## SET TASK
Pictures are not part of the copy. Retype the lines from the first one through the line that contains "plt.rcParams['font.family'] = ['Liberation".

## GIVEN MATERIAL

********

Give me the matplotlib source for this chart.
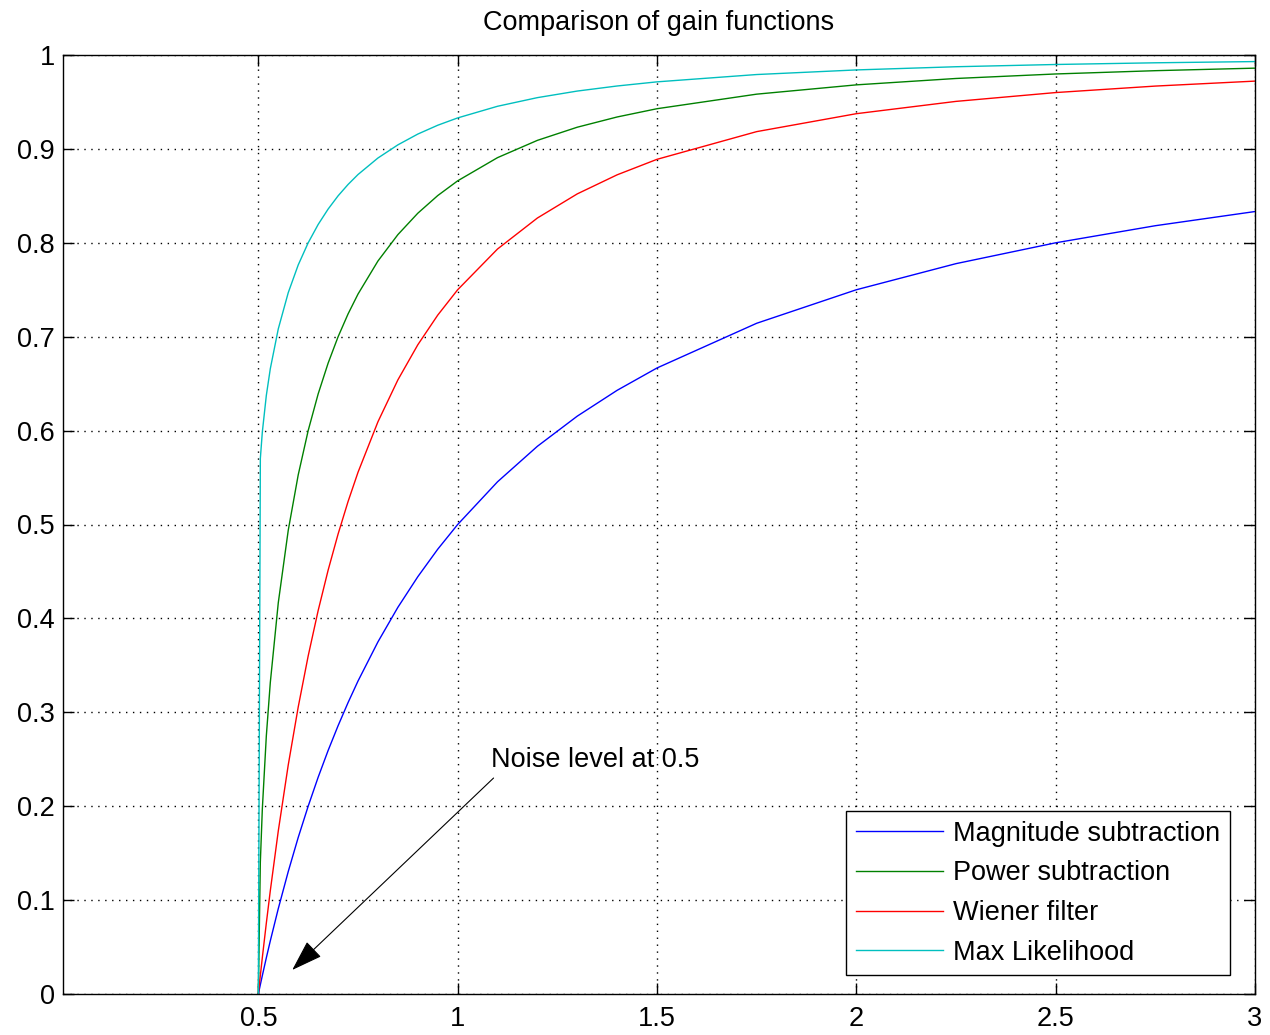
import matplotlib
matplotlib.use("Agg")
import matplotlib.pyplot as plt

plt.rcParams['font.family'] = ['Liberation Sans', 'DejaVu Sans']

# x values (signal magnitude)
x = [0.5, 0.505, 0.51, 0.52, 0.53, 0.55, 0.575, 0.6, 0.625, 0.65, 0.675, 0.7,
     0.725, 0.75, 0.8, 0.85, 0.9, 0.95, 1.0, 1.1, 1.2, 1.3, 1.4, 1.5, 1.75,
     2.0, 2.25, 2.5, 2.75, 3.0]

magnitude = [0.0, 0.0099, 0.0196, 0.0385, 0.0566, 0.0909, 0.1304, 0.1667, 0.2000,
             0.2308, 0.2593, 0.2857, 0.3103, 0.3333, 0.3750, 0.4118, 0.4444, 0.4737,
             0.5000, 0.5455, 0.5833, 0.6154, 0.6429, 0.6667, 0.7143, 0.7500, 0.7778,
             0.8000, 0.8182, 0.8333]

power = [0.0, 0.1404, 0.1970, 0.2747, 0.3317, 0.4166, 0.4938, 0.5528, 0.6000,
         0.6390, 0.6718, 0.6999, 0.7242, 0.7454, 0.7806, 0.8087, 0.8315, 0.8503,
         0.8660, 0.8907, 0.9091, 0.9231, 0.9340, 0.9428, 0.9583, 0.9682, 0.9750,
         0.9798, 0.9833, 0.9860]

wiener = [0.0, 0.0197, 0.0388, 0.0754, 0.1100, 0.1736, 0.2439, 0.3056, 0.3600,
          0.4083, 0.4513, 0.4898, 0.5244, 0.5556, 0.6094, 0.6540, 0.6914, 0.7230,
          0.7500, 0.7934, 0.8264, 0.8521, 0.8724, 0.8889, 0.9184, 0.9375, 0.9506,
          0.9600, 0.9669, 0.9722]

max_likelihood = [0.0, 0.5702, 0.5985, 0.6374, 0.6659, 0.7083, 0.7469, 0.7764, 0.8000,
                  0.8195, 0.8359, 0.8500, 0.8621, 0.8727, 0.8903, 0.9043, 0.9158, 0.9252,
                  0.9330, 0.9454, 0.9546, 0.9616, 0.9670, 0.9714, 0.9792, 0.9841, 0.9875,
                  0.9899, 0.9917, 0.9930]

labels = ['Magnitude subtraction', 'Power subtraction', 'Wiener filter', 'Max Likelihood']
colors = ['#0000FF', '#008000', '#FF0000', '#00BFBF']

xticks = [0.5, 1, 1.5, 2, 2.5, 3]
xticklabels = ['0.5', '1', '1.5', '2', '2.5', '3']
yticks = [0, 0.1, 0.2, 0.3, 0.4, 0.5, 0.6, 0.7, 0.8, 0.9, 1]
yticklabels = ['0', '0.1', '0.2', '0.3', '0.4', '0.5', '0.6', '0.7', '0.8', '0.9', '1']

FS = 19.5

fig = plt.figure(figsize=(12.7, 10.35), dpi=100)
ax = fig.add_axes([63/1270, 1-994/1035, (1255-63)/1270, (994-55)/1035])

for ys, lab, c in zip([magnitude, power, wiener, max_likelihood], labels, colors):
    ax.plot(x, ys, color=c, lw=1.0, label=lab)

ax.set_xlim(0.01, 3)
ax.set_ylim(0, 1)
ax.set_xticks(xticks)
ax.set_xticklabels(xticklabels)
ax.set_yticks(yticks)
ax.set_yticklabels(yticklabels)
ax.tick_params(direction='in', length=8, width=1, top=True, right=True,
               labelsize=FS, colors='black')
ax.tick_params(axis='x', pad=9)
ax.tick_params(axis='y', pad=6)
ax.grid(True, linestyle=(0, (1, 4)), color='black', linewidth=1.0)
for s in ax.spines.values():
    s.set_linewidth(1.0)
    s.set_color('black')

ax.set_title('Comparison of gain functions', fontsize=FS, pad=18)

ax.text(1.083, 0.249, 'Noise level at 0.5', fontsize=FS, ha='left', va='center')
ax.annotate('', xy=(0.585, 0.0256), xytext=(1.09, 0.230),
            arrowprops=dict(arrowstyle='-|>,head_length=0.9,head_width=0.3',
                            mutation_scale=22, lw=0.8, color='black',
                            shrinkA=0, shrinkB=0))

leg = ax.legend(loc='lower right', bbox_to_anchor=((1230-63)/1192, (994-975)/939),
                borderaxespad=0, fontsize=FS, handlelength=3.2, handletextpad=0.4,
                labelspacing=0.5, borderpad=0.35, fancybox=False, framealpha=1,
                edgecolor='black')
leg.get_frame().set_linewidth(1.0)

fig.savefig('out.png', dpi=100)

********

## SOLUTION FOR THIS PROBLEM
Give me the matplotlib source for this chart.
import matplotlib
matplotlib.use("Agg")
import matplotlib.pyplot as plt

plt.rcParams['font.family'] = ['Liberation Sans', 'DejaVu Sans']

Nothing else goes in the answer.